Sweet and Blue – Blueberry That Is!
Blueberries are sweet and ripe this time of year, and plentiful. Here is a cool, creamy and crunchy way to enjoy them 🙂This is basically an ice cream dessert in an enhanced graham cracker crust with whipped cream on top. We made this with a homemade blueberry ice cream that is really simple but you could also soften a good quality vanilla ice cream (like Haagen Daz for instance) and stir in some of the blueberry topping in this dessert to make a quick version of blueberry ice cream.

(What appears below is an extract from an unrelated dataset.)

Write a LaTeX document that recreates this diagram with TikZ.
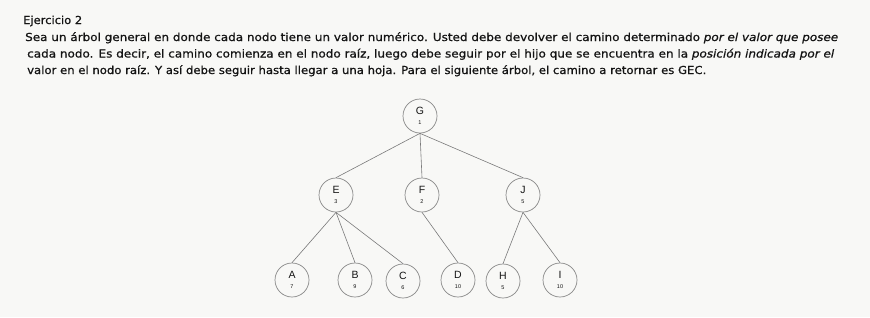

Either way, as we said, it is cool, creamy, crunchy and, may we add, delicious!….Who wouldn’t want a piece of that?
Blueberry Ice Cream Pie
Crust
1 cup graham cracker crumbs
1 cup small salted pretzels, crushed
1/2 cup brown sugar
1/2 teaspoon cinnamon
1 stick butter, melted
Stir all ingredients together and press into a baking dish or large pie plate. Bake at 350 degrees for about 12-15 minutes or until lightly browned. Cool completely.
Blueberry Topping
2 cups fresh blueberries
1/2 cup sugar
1/4 teaspoon nutmeg
Lightly mash blueberries and add sugar. Cook over a medium flame for about 5 minutes until blueberries are soft and juicy. Cool to room temperature.
Blueberry Ice Cream
4 cups half and half
1 can sweetened condensed milk
1 teaspoon vanilla
1 cup fresh blueberries, mashed
Mix all ingredients and freeze according to the directions of your ice cream freezer. Add ice cream to the crust. Cover with blueberry topping and freeze until firm.
When ready to serve, cut into squares and top with a dollop of freshly whipped cream….YUM!!!!